Nadar [o fotógrafo] recordava que Balzac tinha uma teoria do eu, segundo a qual a essência de uma pessoa era formada por uma série quase infinita de camadas espectrais sobrepostas, umas sobre as outras. O romancista acreditava ainda que, durante “a operação Daguerre”, uma dessas camadas era retirada e fixada pelo instrumento mágico. Nadar não se lembrava se, supostamente, essa camada se perderia para sempre ou se poderia haver regeneração (…).
Julian Barnes in Os Níveis da Vida (Trad. Helena Cardoso), Quetzal, 2013: 28.

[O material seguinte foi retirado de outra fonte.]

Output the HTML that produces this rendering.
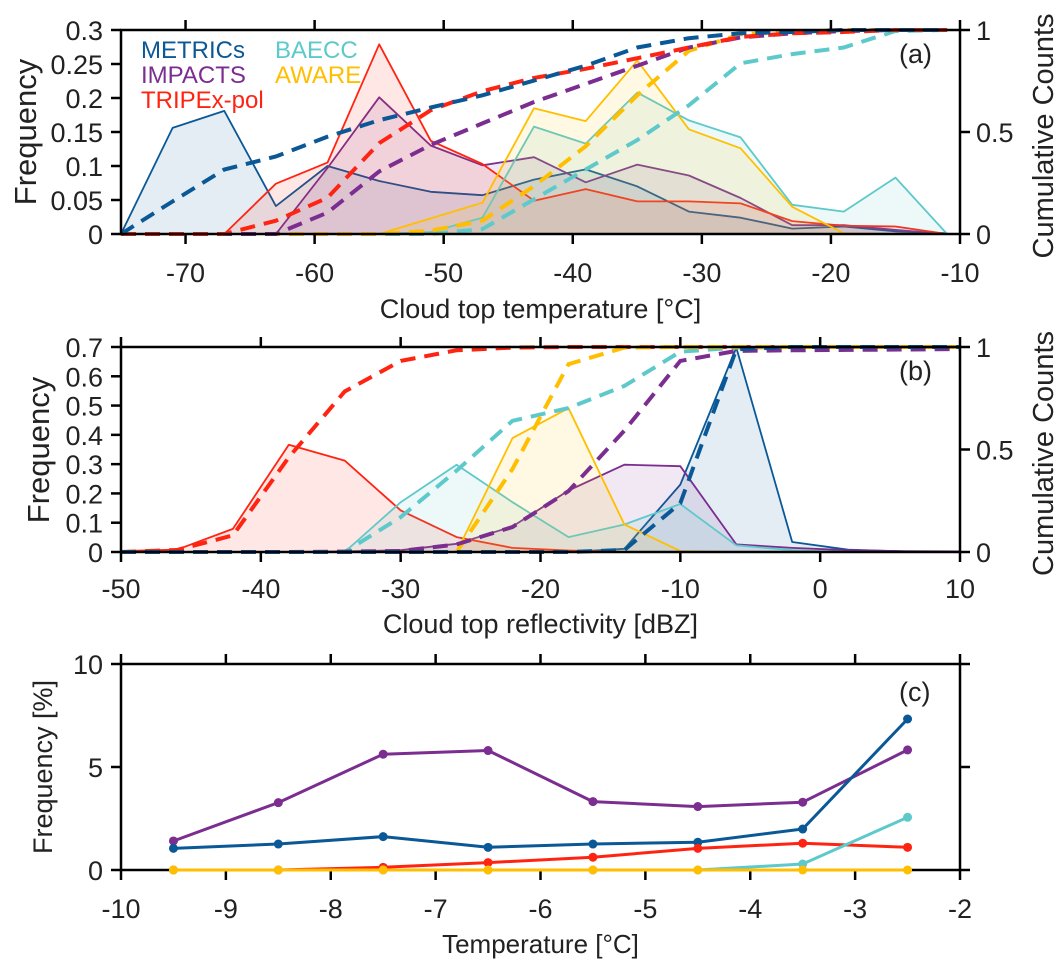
<!DOCTYPE html>
<html><head><meta charset="utf-8"><style>
html,body{margin:0;padding:0;background:#fff;}
svg{display:block;font-family:"Liberation Sans",Arial,sans-serif;}
</style></head><body>
<svg id="fig" width="1063" height="970" viewBox="0 0 1063 970" xmlns="http://www.w3.org/2000/svg"></svg>
<script>
// ---------- data ----------
const seriesNames = ["METRICs","IMPACTS","TRIPEx-pol","BAECC","AWARE"];
const seriesColors = ["#0b5896","#7b2d90","#ff2412","#5ec9cb","#ffbf00"];

const aX = [-75,-71,-67,-63,-59,-55,-51,-47,-43,-39,-35,-31,-27,-23,-19,-15,-11];
const aFreqMETRICs = [0,0.156,0.181,0.041,0.1,0.078,0.062,0.057,0.08,0.095,0.070,0.033,0.024,0.008,0.011,0.004,0.001];
const aFreqIMPACTS = [0,0,0,0,0.097,0.201,0.130,0.101,0.113,0.076,0.102,0.086,0.053,0.013,0.013,0.006,0];
const aFreqTRIPEx = [0,0,0,0.074,0.105,0.279,0.137,0.103,0.049,0.066,0.048,0.048,0.045,0.019,0.012,0.011,0];
const aFreqBAECC = [0,0,0,0,0,0,0.003,0.024,0.158,0.133,0.208,0.167,0.142,0.043,0.033,0.083,0];
const aFreqAWARE = [0,0,0,0,0,0,0.023,0.046,0.185,0.166,0.255,0.154,0.126,0.040,0.001,0,0];
const aCumMETRICs = [0,0.16,0.316,0.38,0.477,0.558,0.62,0.68,0.752,0.825,0.914,0.96,0.984,0.99,1,1,1];
const aCumIMPACTS = [0,0,0,0,0.105,0.307,0.437,0.542,0.647,0.736,0.825,0.914,0.963,0.984,0.995,1,1];
const aCumTRIPEx = [0,0,0,0.065,0.178,0.445,0.607,0.70,0.765,0.81,0.862,0.914,0.966,0.984,0.99,1,1];
const aCumBAECC = [0,0,0,0,0,0,0,0.024,0.17,0.316,0.461,0.631,0.837,0.882,0.914,0.995,1];
const aCumAWARE = [0,0,0,0,0,0,0.016,0.065,0.235,0.43,0.68,0.898,0.979,0.99,1,1,1];
const aXTicks = [-70,-60,-50,-40,-30,-20,-10];
const aYTicks = [0,0.05,0.1,0.15,0.2,0.25,0.3];
const aYTickLabels = ["0","0.05","0.1","0.15","0.2","0.25","0.3"];

const bX = [-50,-46,-42,-38,-34,-30,-26,-22,-18,-14,-10,-6,-2,2,6,10];
const bFreqMETRICs = [0,0,0,0,0,0,0,0,0,0.011,0.23,0.698,0.034,0.008,0.002,0];
const bFreqIMPACTS = [0,0,0,0,0.002,0.006,0.028,0.087,0.21,0.298,0.293,0.026,0.014,0.006,0.003,0.002];
const bFreqTRIPEx = [0.003,0.008,0.079,0.366,0.312,0.142,0.051,0.014,0.005,0,0,0,0,0,0,0];
const bFreqBAECC = [0,0,0,0,0,0.17,0.298,0.17,0.051,0.094,0.164,0.023,0.006,0,0,0];
const bFreqAWARE = [0,0,0,0,0,0,0,0.389,0.491,0.094,0.003,0,0,0,0,0];
const bCumMETRICs = [0,0,0,0,0,0,0,0,0,0.01,0.238,0.989,1,1,1,1];
const bCumIMPACTS = [0,0,0,0,0.002,0.005,0.037,0.122,0.297,0.592,0.932,0.981,0.984,0.986,0.988,0.99];
const bCumTRIPEx = [0,0.01,0.081,0.462,0.783,0.932,0.984,0.997,1,1,1,1,1,1,1,1];
const bCumBAECC = [0,0,0,0,0,0.17,0.397,0.64,0.702,0.81,0.977,0.997,1,1,1,1];
const bCumAWARE = [0,0,0,0,0,0,0,0.405,0.916,0.997,1,1,1,1,1,1];
const bXTicks = [-50,-40,-30,-20,-10,0,10];
const bYTicks = [0,0.1,0.2,0.3,0.4,0.5,0.6,0.7];

const cX = [-9.5,-8.5,-7.5,-6.5,-5.5,-4.5,-3.5,-2.5];
const cMETRICs = [1.05,1.26,1.62,1.1,1.26,1.35,1.99,7.33];
const cIMPACTS = [1.41,3.27,5.62,5.8,3.32,3.08,3.29,5.83];
const cTRIPEx = [0,0,0.13,0.36,0.62,1.05,1.3,1.1];
const cBAECC = [0,0,0,0,0,0,0.29,2.56];
const cAWARE = [0,0,0,0,0,0,0,0];
const cXTicks = [-10,-9,-8,-7,-6,-5,-4,-3,-2];
const cYTicks = [0,5,10];
const rightTicks = [0,0.5,1];
const rightTickLabels = ["0","0.5","1"];

// ---------- helpers ----------
const NS = "http://www.w3.org/2000/svg";
const svg = document.getElementById("fig");
function mk(tag, attrs, parent){
  const e = document.createElementNS(NS, tag);
  for (const k in attrs) e.setAttribute(k, attrs[k]);
  (parent||svg).appendChild(e);
  return e;
}
function scale(d0,d1,r0,r1){ return v => r0 + (v-d0)/(d1-d0)*(r1-r0); }
const L = 121, R = 960;
const TF = 27;

function axesFrame(g, xs, ys, top, bot, xTicks, xLabels, yTicks, yLabels, opts){
  const ax = mk("g", {}, g);
  
  
  xTicks.forEach((t,i)=>{
    const x = xs(t);
    mk("line",{x1:x,x2:x,y1:bot,y2:bot+10,stroke:"#000","stroke-width":2.5},ax);
    mk("line",{x1:x,x2:x,y1:top,y2:top-10,stroke:"#000","stroke-width":2.5},ax);
    const tx = mk("text",{x:x,y:opts.xLabY,"text-anchor":"middle","font-size":TF,fill:"#222"},ax);
    tx.textContent = xLabels[i];
    
    
  });
  yTicks.forEach((t,i)=>{
    const y = ys(t);
    mk("line",{x1:L-10,x2:L,y1:y,y2:y,stroke:"#000","stroke-width":2.5},ax);
    if (opts.rightTicksSame) mk("line",{x1:R,x2:R+10,y1:y,y2:y,stroke:"#000","stroke-width":2.5},ax);
    const tx = mk("text",{x:103,y:y+10,"text-anchor":"end","font-size":TF,fill:"#222"},ax);
    tx.textContent = yLabels[i];
    
    
  });
  mk("rect",{x:L,y:top,width:R-L,height:bot-top,fill:"none",stroke:"#000","stroke-width":2.5},ax);
}

function rightAxis(g, top, bot, name){
  const ry = scale(0,1,bot,top);
  rightTicks.forEach((t,i)=>{
    const y = ry(t);
    mk("line",{x1:R,x2:R+10,y1:y,y2:y,stroke:"#000","stroke-width":2.5},g);
    const tx = mk("text",{x:976,y:y+10,"font-size":TF,fill:"#222"},g);
    tx.textContent = rightTickLabels[i];
    
    
  });
  const cy = (top+bot)/2 + 4;
  const t = mk("text",{x:1053,y:cy,"font-size":29,fill:"#222","text-anchor":"middle",transform:`rotate(-90 1053 ${cy})`},g);
  t.textContent = "Cumulative Counts";
  
  
  return ry;
}

function freqSeries(g, X, Y, xs, ys, color, name){
  const pts = X.map((x,i)=>xs(x).toFixed(1)+","+ys(Y[i]).toFixed(1));
  const area = mk("polygon",{points: xs(X[0])+","+ys(0)+" "+pts.join(" ")+" "+xs(X[X.length-1])+","+ys(0), fill:color,"fill-opacity":0.11,stroke:"none"},g);
  
  
  const ln = mk("polyline",{points:pts.join(" "),fill:"none",stroke:color,"stroke-width":1.8,"stroke-linejoin":"round"},g);
  
  
}
function cumSeries(g, X, Y, xs, ys, color, name){
  const pts = X.map((x,i)=>xs(x).toFixed(1)+","+ys(Y[i]).toFixed(1));
  const ln = mk("polyline",{points:pts.join(" "),fill:"none",stroke:color,"stroke-width":4,"stroke-dasharray":"15 9"},g);
  
  
}
function text(g, x, y, s, size, attrs, name){
  const t = mk("text", Object.assign({x:x,y:y,"font-size":size,fill:"#222"}, attrs||{}), g);
  t.textContent = s;
  
  
  return t;
}

// ---------- panel a ----------
(function(){
  const g = mk("g",{});
  
  
  const top = 30, bot = 234;
  const xs = scale(-75,-10,L,R), ys = scale(0,0.3,bot,top);
  const freqs = [aFreqMETRICs,aFreqIMPACTS,aFreqTRIPEx,aFreqBAECC,aFreqAWARE];
  const cums = [aCumMETRICs,aCumIMPACTS,aCumTRIPEx,aCumBAECC,aCumAWARE];
  freqs.forEach((f,i)=>freqSeries(g,aX,f,xs,ys,seriesColors[i],"a-"+seriesNames[i].toLowerCase()));
  const ry = scale(0,1,bot,top);
  [3,4,1,2,0].forEach(i=>cumSeries(g,aX,cums[i],xs,ry,seriesColors[i],"a-"+seriesNames[i].toLowerCase()));
  axesFrame(g,xs,ys,top,bot,aXTicks,aXTicks.map(String),aYTicks,aYTickLabels,{name:"panel-a",xLabY:282});
  rightAxis(g,top,bot,"panel-a");
  text(g,(L+R)/2,318,"Cloud top temperature [°C]",27,{"text-anchor":"middle"},"a-x-axis-title");
  text(g,36,132,"Frequency",31,{"text-anchor":"middle",transform:"rotate(-90 36 132)"},"a-y-axis-title");
  text(g,899,63,"(a)",27,{},"panel-a-label");
  const lg = mk("g",{},g);
  
  
  const lpos = [[141,58],[141,83],[141,108],[275,58],[275,83]];
  seriesNames.forEach((n,i)=>text(lg,lpos[i][0],lpos[i][1],n,24,{fill:seriesColors[i]},"legend-entry-"+n.toLowerCase()));
})();

// ---------- panel b ----------
(function(){
  const g = mk("g",{});
  
  
  const top = 347, bot = 552;
  const xs = scale(-50,10,L,R), ys = scale(0,0.7,bot,top);
  const freqs = [bFreqMETRICs,bFreqIMPACTS,bFreqTRIPEx,bFreqBAECC,bFreqAWARE];
  const cums = [bCumMETRICs,bCumIMPACTS,bCumTRIPEx,bCumBAECC,bCumAWARE];
  freqs.forEach((f,i)=>freqSeries(g,bX,f,xs,ys,seriesColors[i],"b-"+seriesNames[i].toLowerCase()));
  const ry = scale(0,1,bot,top);
  [2,3,4,1,0].forEach(i=>cumSeries(g,bX,cums[i],xs,ry,seriesColors[i],"b-"+seriesNames[i].toLowerCase()));
  axesFrame(g,xs,ys,top,bot,bXTicks,bXTicks.map(String),bYTicks,bYTicks.map(v=>v===0?"0":v.toFixed(1)),{name:"panel-b",xLabY:598});
  rightAxis(g,top,bot,"panel-b");
  text(g,(L+R)/2,633,"Cloud top reflectivity [dBZ]",27,{"text-anchor":"middle"},"b-x-axis-title");
  text(g,49,450,"Frequency",31,{"text-anchor":"middle",transform:"rotate(-90 49 450)"},"b-y-axis-title");
  text(g,899,380,"(b)",27,{},"panel-b-label");
})();

// ---------- panel c ----------
(function(){
  const g = mk("g",{});
  
  
  const top = 664, bot = 870;
  const xs = scale(-10,-2,L,R), ys = scale(0,10,bot,top);
  axesFrame(g,xs,ys,top,bot,cXTicks,cXTicks.map(String),cYTicks,cYTicks.map(String),{name:"panel-c",xLabY:918,rightTicksSame:true});
  const series = [cMETRICs,cIMPACTS,cTRIPEx,cBAECC,cAWARE];
  const order = [1,0,2,3,4];
  order.forEach(i=>{
    const nm = "c-"+seriesNames[i].toLowerCase();
    const pts = cX.map((x,j)=>xs(x).toFixed(1)+","+ys(series[i][j]).toFixed(1));
    const ln = mk("polyline",{points:pts.join(" "),fill:"none",stroke:seriesColors[i],"stroke-width":3,"stroke-linejoin":"round"},g);
    
    
    cX.forEach((x,j)=>{
      const c = mk("circle",{cx:xs(x),cy:ys(series[i][j]),r:4.5,fill:seriesColors[i]},g);
      
      
    });
  });
  text(g,(L+R)/2,953,"Temperature [°C]",26,{"text-anchor":"middle"},"c-x-axis-title");
  text(g,52,767,"Frequency [%]",27,{"text-anchor":"middle",transform:"rotate(-90 52 767)"},"c-y-axis-title");
  text(g,899,701,"(c)",27,{},"panel-c-label");
})();
</script>
</body></html>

Não acredito em coincidência, mas como com as bruxas, que elas existem, lá isso é certinho e direitinho. Ontem abri um livro que tinha há anos na prateleira, por ler. Peguei nele e fui-me deixando levar para fragmentação das histórias, empoleirado no trepidante autocarro que teimava em não chegar a casa (minha casinha, meu lar, meu potinho de cagar). Tem na capa, em grandes letras brancas, Julian Barnes Os Níveis da Vida, e é o segundo livro do escritor que me passa pelas ventas. Por entre as desventuras do balonismo, no século XIX, Barnes fala também do prodígio mágico da fotografia (outra nova invenção da época) e da combinação improvável destes dois meios de percepcionar o mundo (a fotografia aerográfica): o primeiro, permite ver do ponto de vista dos pássaros a paisagem e tudo o que nela se deposita; o segundo, permite ver do ponto de vista do outro, fixá-lo e transmiti-lo. Se esta dupla consciência do olhar como espaço de constante modelação tecnológica não trouxesse já luzes suficientes para iluminar Bostofrio, où le ciel rejoint la terre (2018), de Paulo Carneiro, esta passagem que coloquei em epígrafe cristaliza muito do que é a empresa do realizador em redor do poder memorial (e logo fictício) da imagem por oposição à ontologia da própria fotografia.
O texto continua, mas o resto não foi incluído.